If you close the database, reopen it, and try:
SELECT enableGpkgMode();
SELECT GetGpkgMode();
You will get 0. Why? Because the spatial_ref_sys table exists and you can’t run in pure GeoPackage mode. But that doesn’t matter because the functions can translate them anyway.

This is important, because when you successfully are able to EnableGpkgMode(), transformations (like Transform()) return GeoPackage geometry. When you can’t, you have use the AsGPB() function to force it to happen.

Why projections are extremely important.

If you’ve never used map projections before, you may be scratching your head by now as to what this really means. Let’s use a simple ecample of why projections matter.

Your GeoPackage comes with data in a specific projection. The example above using SRID() produced a value of 3005, which corresponds to BC Albers Projection. If you look at that page, you’ll see that the units used (UoM) are metres.
Imagine you have another set of data which you have imported. This set has latitude and longitude points. This type of data is “unprojected”, meaning it gives spherical coordinates. While there are many unprojected coordinate systems, most commonly this data is in WGS 84 (EPSG:4326). The units of measure are degrees.

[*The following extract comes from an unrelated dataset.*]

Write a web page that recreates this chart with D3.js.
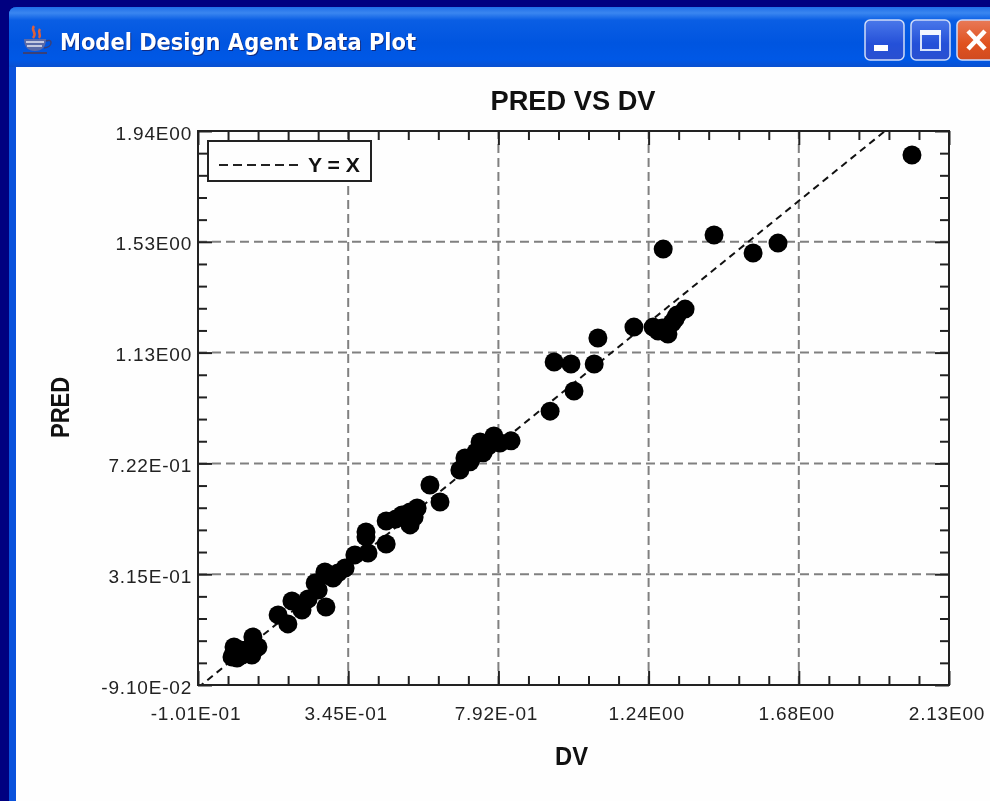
<!DOCTYPE html>
<html lang="en">
<head>
<meta charset="utf-8">
<title>Model Design Agent Data Plot</title>
<script src="https://d3js.org/d3.v7.min.js"></script>
<style>
html, body { margin: 0; padding: 0; background: #000080; overflow: hidden; }
svg { display: block; filter: blur(0.5px); }
text { font-family: "Liberation Sans", Arial, sans-serif; }
</style>
</head>
<body>
<div id="plot"></div>
<script>
// values
var dv = [0.006, 0.000, 0.015, 0.030, 0.062, 0.077, 0.059, 0.006, 0.137, 0.166,
	0.178, 0.208, 0.226, 0.279, 0.247, 0.282, 0.300, 0.276, 0.315, 0.336,
	0.365, 0.404, 0.398, 0.398, 0.458, 0.458, 0.529, 0.505, 0.529, 0.550,
	0.588, 0.618, 0.677, 0.692, 0.713, 0.737, 0.737, 0.746, 0.778, 0.796,
	0.829, 0.945, 1.016, 0.957, 1.007, 1.076, 1.087, 1.194, 1.251, 1.278,
	1.295, 1.307, 1.322, 1.346, 1.281, 1.432, 1.548, 1.622, 2.020,
	0.725, 0.707, 0.761, 0.487, 0.541, 0.024, 0.042, 0.256, 1.266, 1.316];
var pred = [0.048, 0.012, 0.008, 0.019, 0.085, 0.048, 0.019, 0.030, 0.166, 0.133,
	0.217, 0.184, 0.224, 0.195, 0.283, 0.312, 0.301, 0.323, 0.320, 0.338,
	0.386, 0.393, 0.470, 0.452, 0.426, 0.510, 0.496, 0.532, 0.543, 0.558,
	0.642, 0.580, 0.697, 0.741, 0.745, 0.778, 0.800, 0.760, 0.822, 0.796,
	0.804, 0.913, 0.987, 1.093, 1.086, 1.086, 1.181, 1.221, 1.221, 1.218,
	1.196, 1.236, 1.265, 1.287, 1.507, 1.559, 1.493, 1.529, 1.852,
	0.763, 0.727, 0.785, 0.518, 0.525, 0.037, 0.037, 0.257, 1.207, 1.251];

var xTicks = [-0.101, 0.3452, 0.7914, 1.2376, 1.6838, 2.13];
var yTicks = [-0.091, 0.3152, 0.7214, 1.1276, 1.5338, 1.94];
var xLabels = ["-1.01E-01", "3.45E-01", "7.92E-01", "1.24E00", "1.68E00", "2.13E00"];
var yLabels = ["-9.10E-02", "3.15E-01", "7.22E-01", "1.13E00", "1.53E00", "1.94E00"];

var width = 990, height = 801;
var left = 198, right = 949, top_ = 131, bottom = 685;

var svg = d3.select("#plot").append("svg")
	.attr("width", width)
	.attr("height", height);

var defs = svg.append("defs");

function gradient(id, stops) {
	var g = defs.append("linearGradient").attr("id", id)
		.attr("x1", 0).attr("y1", 0).attr("x2", 0).attr("y2", 1);
	stops.forEach(function(s) {
		g.append("stop").attr("offset", s[0]).attr("stop-color", s[1]);
	});
}
gradient("bar", [[0, "#1f6fe8"], [0.1, "#3a86f0"], [0.22, "#0a5ee4"], [0.6, "#0055e0"], [0.88, "#0058e6"], [1, "#0a50d0"]]);
gradient("btn", [[0, "#4a78ea"], [0.6, "#2450d8"], [1, "#2a50d0"]]);
gradient("cls", [[0, "#e87a58"], [0.6, "#e0521f"], [1, "#d04a20"]]);

defs.append("clipPath").attr("id", "plotarea").append("rect")
	.attr("x", left).attr("y", top_)
	.attr("width", right - left).attr("height", bottom - top_);

// --- window frame
svg.append("rect").attr("width", width).attr("height", height).attr("fill", "#000080");
svg.append("path")
	.attr("d", "M9,801V15Q9,7 17,7H990V801Z")
	.attr("fill", "#0a52dc");
svg.append("path")
	.attr("d", "M9,67V15Q9,7 17,7H990V67Z")
	.attr("fill", "url(#bar)");
svg.append("rect").attr("x", 16).attr("y", 67).attr("width", 974).attr("height", 734).attr("fill", "#fefefe");

// title bar
var icon = svg.append("g").attr("transform", "translate(22,23)");
icon.append("path").attr("d", "M12,3C8,8 16,9 11,15M18,6C15,10 20,11 17,15")
	.attr("fill", "none").attr("stroke", "#e0603a").attr("stroke-width", 2.5);
icon.append("path").attr("d", "M2,16H24C24,24 20,28 13,28C6,28 2,24 2,16Z").attr("fill", "#5a6aa8");
icon.append("path").attr("d", "M24,18C31,15 31,24 22,25").attr("fill", "none").attr("stroke", "#3a4078").attr("stroke-width", 1.5);
icon.append("path").attr("d", "M4,19H22M5,23H20").attr("stroke", "#e8e8f4").attr("stroke-width", 1.5);
icon.append("path").attr("d", "M1,30H25").attr("stroke", "#3a4078").attr("stroke-width", 2);

[[61, 51, "#102a80"], [60, 50, "#fff"]].forEach(function(t) {
	svg.append("text").attr("x", t[0]).attr("y", t[1])
		.attr("fill", t[2]).attr("font-size", 23).attr("font-weight", "bold")
		.style("font-family", '"DejaVu Sans", sans-serif')
		.attr("textLength", 356).attr("lengthAdjust", "spacingAndGlyphs")
		.text("Model Design Agent Data Plot");
});

[[865, "url(#btn)"], [911, "url(#btn)"], [957, "url(#cls)"]].forEach(function(b) {
	svg.append("rect").attr("x", b[0]).attr("y", 20)
		.attr("width", 39).attr("height", 40).attr("rx", 5)
		.attr("fill", b[1]).attr("stroke", "#d0dcf8").attr("stroke-width", 1.5);
});
svg.append("rect").attr("x", 874).attr("y", 45).attr("width", 14).attr("height", 6).attr("fill", "#fff");
svg.append("rect").attr("x", 921).attr("y", 31).attr("width", 19).attr("height", 19)
	.attr("fill", "none").attr("stroke", "#d8e4fc").attr("stroke-width", 2);
svg.append("rect").attr("x", 920).attr("y", 30).attr("width", 21).attr("height", 5).attr("fill", "#f4f8ff");
svg.append("path").attr("d", "M968,31L985,49M985,31L968,49")
	.attr("stroke", "#fff").attr("stroke-width", 4.5);

// --- scales
var x = d3.scaleLinear().domain([xTicks[0], xTicks[5]]).range([left, right]);
var y = d3.scaleLinear().domain([yTicks[0], yTicks[5]]).range([bottom, top_]);

// minor ticks sit at fifths between the labelled ones
function minors(t) {
	var out = [];
	for (var i = 0; i < t.length - 1; i++) {
		for (var j = 1; j < 5; j++) out.push(t[i] + (t[i + 1] - t[i]) * j / 5);
	}
	return out;
}

// --- grid
var grid = svg.append("g")
	.attr("fill", "none").attr("stroke", "#808080").attr("stroke-width", 2).attr("stroke-dasharray", "9,5");
grid.selectAll(".gx").data(xTicks.slice(1, 5)).enter().append("line")
	.attr("x1", function(d) { return x(d); }).attr("x2", function(d) { return x(d); })
	.attr("y1", bottom).attr("y2", top_);
grid.selectAll(".gy").data(yTicks.slice(1, 5)).enter().append("line")
	.attr("y1", function(d) { return y(d); }).attr("y2", function(d) { return y(d); })
	.attr("x1", left).attr("x2", right);

// --- y = x line
var diag = d3.line()
	.x(function(d) { return x(d); })
	.y(function(d) { return y(d); });
svg.append("path")
	.datum([-0.101, 2.13])
	.attr("clip-path", "url(#plotarea)")
	.attr("d", diag)
	.attr("fill", "none")
	.attr("stroke", "#111")
	.attr("stroke-width", 2)
	.attr("stroke-dasharray", "7,5");

// --- dots
svg.selectAll(".dot").data(dv).enter().append("circle")
	.attr("class", "dot")
	.attr("cx", function(d) { return x(d); })
	.attr("cy", function(d, i) { return y(pred[i]); })
	.attr("r", 9.5)
	.attr("fill", "#000");

// --- axes, ticks point inwards on all four sides
function drawTicks(make, scale, ticks, tx, size) {
	var g = svg.append("g").attr("transform", tx)
		.call(make(scale).tickValues(ticks).tickSize(size).tickFormat(""));
	g.select(".domain").remove();
	g.selectAll("line").attr("stroke", "#222").attr("stroke-width", 2);
}
var minorX = minors(xTicks), minorY = minors(yTicks);

drawTicks(d3.axisTop, x, xTicks, "translate(0," + bottom + ")", 14);
drawTicks(d3.axisTop, x, minorX, "translate(0," + bottom + ")", 9);
drawTicks(d3.axisBottom, x, xTicks, "translate(0," + top_ + ")", 14);
drawTicks(d3.axisBottom, x, minorX, "translate(0," + top_ + ")", 9);
drawTicks(d3.axisRight, y, yTicks, "translate(" + left + ",0)", 14);
drawTicks(d3.axisRight, y, minorY, "translate(" + left + ",0)", 9);
drawTicks(d3.axisLeft, y, yTicks, "translate(" + right + ",0)", 14);
drawTicks(d3.axisLeft, y, minorY, "translate(" + right + ",0)", 9);

svg.append("rect")
	.attr("x", left).attr("y", top_)
	.attr("width", right - left).attr("height", bottom - top_)
	.attr("fill", "none").attr("stroke", "#222").attr("stroke-width", 2);

// tick labels
svg.selectAll(".xl").data(xLabels).enter().append("text")
	.attr("x", function(d, i) { return x(xTicks[i]) - 2; })
	.attr("y", 720)
	.attr("text-anchor", "middle")
	.attr("font-size", 19)
	.attr("letter-spacing", 0.8)
	.attr("fill", "#222")
	.text(function(d) { return d; });
svg.selectAll(".yl").data(yLabels).enter().append("text")
	.attr("x", 192)
	.attr("y", function(d, i) { return y(yTicks[i]) + 8.5; })
	.attr("text-anchor", "end")
	.attr("font-size", 19)
	.attr("letter-spacing", 0.8)
	.attr("fill", "#222")
	.text(function(d) { return d; });

// titles
svg.append("text").attr("x", 573).attr("y", 110)
	.attr("text-anchor", "middle").attr("font-size", 27).attr("font-weight", "bold").attr("fill", "#111")
	.attr("textLength", 165).attr("lengthAdjust", "spacingAndGlyphs")
	.text("PRED VS DV");
svg.append("text").attr("x", 571.5).attr("y", 765)
	.attr("text-anchor", "middle").attr("font-size", 26).attr("font-weight", "bold").attr("fill", "#111")
	.attr("textLength", 33).attr("lengthAdjust", "spacingAndGlyphs")
	.text("DV");
svg.append("text").attr("transform", "translate(69,407.5) rotate(-90)")
	.attr("text-anchor", "middle").attr("font-size", 25).attr("font-weight", "bold").attr("fill", "#111")
	.attr("textLength", 61).attr("lengthAdjust", "spacingAndGlyphs")
	.text("PRED");

// legend
svg.append("rect").attr("x", 208).attr("y", 141).attr("width", 163).attr("height", 40)
	.attr("fill", "#fefefe").attr("stroke", "#222").attr("stroke-width", 2);
svg.append("line").attr("x1", 219).attr("x2", 300).attr("y1", 165).attr("y2", 165)
	.attr("stroke", "#222").attr("stroke-width", 2).attr("stroke-dasharray", "9,5");
svg.append("text").attr("x", 308).attr("y", 172)
	.attr("font-size", 21).attr("font-weight", "bold").attr("fill", "#111")
	.attr("textLength", 52).attr("lengthAdjust", "spacingAndGlyphs")
	.text("Y = X");
</script>
</body>
</html>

If you want to relate spatial attributes between digital objects, they need to use the same frame of reference, otherwise the results may be meaningless, “This school is 20 degrees away”. In a GIS application like, say, QGIS, coordinate transformations are often done automatically. But you are not using GIS software, so you have to do it yourself. Fortunately, this is not particularly difficult to do. For example, you can easily turn one coordinate system into another, something which is called “reprojecting”:

--reproject_geometry.sql
-- Reproject geometry to EPSG:4326 (WGS 84)
SELECT Transform(castAutomagic(geom), 4326) FROM prop_parcel_polygons LIMIT 4;

This will transform the geometry form one projection to another. When you run this query, you can’t tell though, because it’s just outputting a binary blob. But trust me, you have. But trust is in short supply these days.

--verify_transform_worked.sql
--Verify that your transformation worked
SELECT X(Transform(Centroid(castAutomagic(geom)), 4326)) FROM prop_parcel_polygons LIMIT 10

You may note the “centroid” portion. The parcel polygons are, well, polygons, so they don’t have single x (or longitude) value. This demonstration took the x-value of the centre point. And if if still doesn’t make any sense the queries page goes into more detail.

There are many ways to flatten an orange. Similarly, there are just as many ways to create a map projection. When you’re working with different sets of data, you should ensure that they all use the same projection, because if they don’t, any calculations may be off. Everyone should flatten their oranges in the same way.

Map projections are a large and complex subject, but if you just remember that everything should have the same frame of reference you’ve taken the hardest, largest step.

Bonus section

Not all analyses take place on the earth, and even non-terrestrial objects have projections. Because it’s possible to define your own projections if you are so inclined, the number of sources of potential errors are limitless. This is why data science consists of largely of banging your head into the corner of a desk.

Now you have enough knowledge to start querying your database.